Les centres relégués sont ceux des villes qui tirent la plus grande partie de leurs revenus des transferts publics : retraités, fonctionnaires, chômage, minimas sociaux… A des villes comme Carcassonne, Guéret, Nevers ou Vierzon sont venues se rajouter depuis une quinzaine d'années Alençon, Autun, Bourges, Calais, Forbach, Orange, Sarreguemines ou encore Saint-Quentin-en-Picardie.
Les territoires qui s'en sortent le mieux sont ceux qui tirent encore une part importante de leurs revenus des activités industrielles et agricoles - Angers, Beaunes, Nantes, etc. - ou touristiques, comme Biarritz, Saint-Malo, La Rochelle ou Aix-en-Provence.

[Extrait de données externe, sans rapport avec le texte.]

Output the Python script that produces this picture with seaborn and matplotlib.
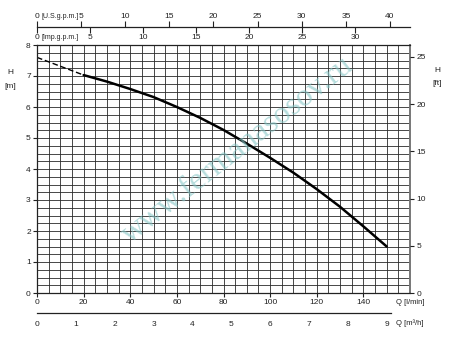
import matplotlib
matplotlib.use("Agg")
import matplotlib.pyplot as plt
import matplotlib.transforms as mtransforms
from matplotlib.ticker import MultipleLocator
import seaborn as sns
import pandas as pd

# ---- data ----
q_solid = [20, 30, 40, 50, 60, 70, 80, 90, 100, 110, 120, 130, 140, 150]
h_solid = [7.03, 6.82, 6.58, 6.32, 6.0, 5.65, 5.26, 4.82, 4.36, 3.88, 3.35, 2.78, 2.15, 1.5]
q_dash = [0, 20]
h_dash = [7.6, 7.03]

q_ticks = [0, 20, 40, 60, 80, 100, 120, 140]
h_ticks = [0, 1, 2, 3, 4, 5, 6, 7, 8]
ft_ticks = [0, 5, 10, 15, 20, 25]
us_ticks = [0, 5, 10, 15, 20, 25, 30, 35, 40]
imp_ticks = [0, 5, 10, 15, 20, 25, 30]
m3h_ticks = [0, 1, 2, 3, 4, 5, 6, 7, 8, 9]

US_GAL = 3.78541
IMP_GAL = 4.54609
FT = 0.3048

sns.set_style("white")
plt.rcParams['font.family'] = ['Liberation Sans', 'DejaVu Sans']
FS = 6
FS_S = 5

W_PX, H_PX = 450, 339
fig = plt.figure(figsize=(W_PX / 100, H_PX / 100), dpi=100)

def fx(px):
    return px / W_PX

def fy(py):
    return 1 - py / H_PX

L, R, T, B = 37, 410, 45, 293
ax = fig.add_axes([fx(L), fy(B), fx(R - L), (B - T) / H_PX])
ax.set_xlim(0, 160)
ax.set_ylim(0, 8)
ax.set_xticks(q_ticks)
ax.set_yticks(h_ticks)
ax.xaxis.set_minor_locator(MultipleLocator(5))
ax.yaxis.set_minor_locator(MultipleLocator(0.25))
ax.grid(which='both', color='#2a2a2a', lw=0.6)
ax.set_axisbelow(True)
ax.tick_params(which='major', direction='out', length=3, width=0.8, pad=1.5,
               labelsize=FS, colors='#222222', bottom=True, left=True)
ax.tick_params(which='minor', length=0)
for s in ax.spines.values():
    s.set_color('#222222')
    s.set_linewidth(0.9)
ax.spines['right'].set_color('#777777')
ax.spines['right'].set_linewidth(1.4)

df_s = pd.DataFrame({'Q': q_solid, 'H': h_solid})
df_d = pd.DataFrame({'Q': q_dash, 'H': h_dash})
sns.lineplot(data=df_s, x='Q', y='H', ax=ax, color='black', lw=1.8)
sns.lineplot(data=df_d, x='Q', y='H', ax=ax, color='black', lw=1.0, linestyle=(0, (4, 2)))
ax.set_xlabel('')
ax.set_ylabel('')

# right ft axis
ax2 = ax.twinx()
ax2.set_ylim(0, 8 / FT)
ax2.set_yticks(ft_ticks)
ax2.grid(False)
ax2.tick_params(direction='out', length=3, width=0.8, pad=1.5, labelsize=FS,
                colors='#222222')
for s in ax2.spines.values():
    s.set_visible(False)

# top gpm scales
ytop = 27
axu = fig.add_axes([fx(L), fy(ytop), fx(R - L), 1e-5])
axu.patch.set_visible(False)
axu.set_xlim(0, 160)
axu.set_yticks([])
for k, s in axu.spines.items():
    s.set_visible(k == 'bottom')
axu.spines['bottom'].set_color('#222222')
axu.spines['bottom'].set_linewidth(0.9)
axu.xaxis.set_ticks_position('top')
axu.set_xticks([u * US_GAL for u in us_ticks])
axu.set_xticklabels(['0'] + [str(u) for u in us_ticks[1:]])
axu.tick_params(axis='x', direction='out', length=4, width=0.8, pad=1, labelsize=FS,
                colors='#222222', top=True, labeltop=True, bottom=False, labelbottom=False)

axi = fig.add_axes([fx(L), fy(ytop), fx(R - L), 1e-5])
axi.patch.set_visible(False)
axi.set_xlim(0, 160)
axi.set_yticks([])
for s in axi.spines.values():
    s.set_visible(False)
axi.set_xticks([u * IMP_GAL for u in imp_ticks])
axi.set_xticklabels(['0'] + [str(u) for u in imp_ticks[1:]])
axi.tick_params(axis='x', direction='out', length=4, width=0.8, pad=1, labelsize=FS,
                colors='#222222', top=False, labeltop=False, bottom=True, labelbottom=True)

fig.text(fx(41), fy(16), '[U.S.g.p.m.]', ha='left', va='center', fontsize=FS_S, color='#222222')
fig.text(fx(41), fy(37.5), '[Imp.g.p.m.]', ha='left', va='center', fontsize=FS_S, color='#222222')

# bottom m3/h scale
ybot = 313
axm = fig.add_axes([fx(L), fy(ybot), fx(R - L), 1e-5])
axm.patch.set_visible(False)
axm.set_xlim(0, 160)
axm.set_yticks([])
for k, s in axm.spines.items():
    s.set_visible(k == 'top')
axm.spines['top'].set_color('#222222')
axm.spines['top'].set_linewidth(0.9)
axm.spines['top'].set_bounds(0, 152)
axm.set_xticks([m * 1000 / 60 for m in m3h_ticks])
axm.set_xticklabels([str(m) for m in m3h_ticks])
axm.tick_params(axis='x', direction='out', length=4, width=0.8, pad=1.5, labelsize=FS,
                colors='#222222')

# axis titles
fig.text(fx(10), fy(73), 'H', ha='center', va='center', fontsize=FS, color='#222222')
fig.text(fx(10), fy(86), '[m]', ha='center', va='center', fontsize=FS, color='#222222')
fig.text(fx(437), fy(71), 'H', ha='center', va='center', fontsize=FS, color='#222222')
fig.text(fx(437), fy(84), '[ft]', ha='center', va='center', fontsize=FS, color='#222222')
fig.text(fx(396), fy(302), 'Q [l/min]', ha='left', va='center', fontsize=FS_S + 0.5, color='#222222')
fig.text(fx(396), fy(323), 'Q [m³/h]', ha='left', va='center', fontsize=FS_S + 0.5, color='#222222')

# watermark
fig.text(fx(238), fy(150), 'www.fermanasosov.ru', rotation=38, ha='center', va='center',
         fontsize=23, family=['Liberation Serif', 'DejaVu Serif'], color='#86c6c6',
         alpha=0.6, zorder=10)

fig.savefig('out.png', dpi=100, facecolor='white')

Vers une délégation du droit de préemption
Face à cette situation, les élus locaux – qui ont ouvert les vannes à la construction de grandes surfaces en périphérie ces dernières décennies, souvent dans une concurrence mortifère entre eux – sont aujourd'hui "de plus en plus nombreux à se mobiliser pour enrayer le mitage des linéaires commerciaux de leur centre-ville", observe Procos. Au-delà des leviers classiques de l'attractivité (transport, logement, sécurité, stationnement…), les élus disposent d'outils leur permettant de mieux suivre l'évolution du commerce sur leurs territoires. Ces atlas sont souvent mis en place par les chambres consulaires, comme à Brest ou Cherbourg, ou par les agences d'urbanisme, notamment à Lorient. A Mulhouse - cas d'école où la construction du tramway avait fait fuir les clients vers la périphérie, entraînant la fermeture de nombreux magasins – une plateforme de mise en relation entre les bailleurs et les commerçants a été créée...
Certaines collectivités ont par ailleurs su faire bon usage du droit de préemption pourtant jusqu'ici compliqué à mettre en œuvre et onéreux pour les petites communes. A partir de 2012, Epernay s'est ainsi lancée dans une politique de reconquête de son hyper-centre en mettant en place un "comité stratégique"…
Enfin, ultime recours pour les maires : l'application d'une taxe sur les friches commerciales prévue à l'article 1530 du Code général des impôts. Il s'agit d'une taxe sur les locaux commerciaux inoccupés pendant au moins deux ans. Elle est mise en place soit par la commune soit par l'intercommunalité. Alençon, Calais ou la Roche-sur-Yon l'appliquent… Mais attention, précise Procos, il s'agit d'un "dernier recours, car il explose la collectivité au risque de décourager l'investissement immobilier sur son centre-ville et paradoxalement, de précipiter le phénomène contre lequel il propose de lutter".
Enfin, les élus auront bientôt une nouvelle corde à leur arc : le contrat de revitalisation commerciale. Prévu par la loi Artisanat, Commerce et TPE du 18 juin 2014, ce contrat aurait dû faire l'objet d'un décret courant juin comme l'avait annoncé l'ancienne secrétaire d'Etat au Commerce Carole Delga, le mois dernier, peu avant de quitter le gouvernement. Ce contrat destiné aux villes moyennes sinistrées soit du fait de la disparition des commerces, soit par le développement de monoactivités sera expérimenté pendant cinq ans. Il permettra aux maires de déléguer leur droit de préemption à des sociétés d'économie mixte ou à leur intercommunalité afin de constituer des réserves foncières et ce à moindre coût pour eux.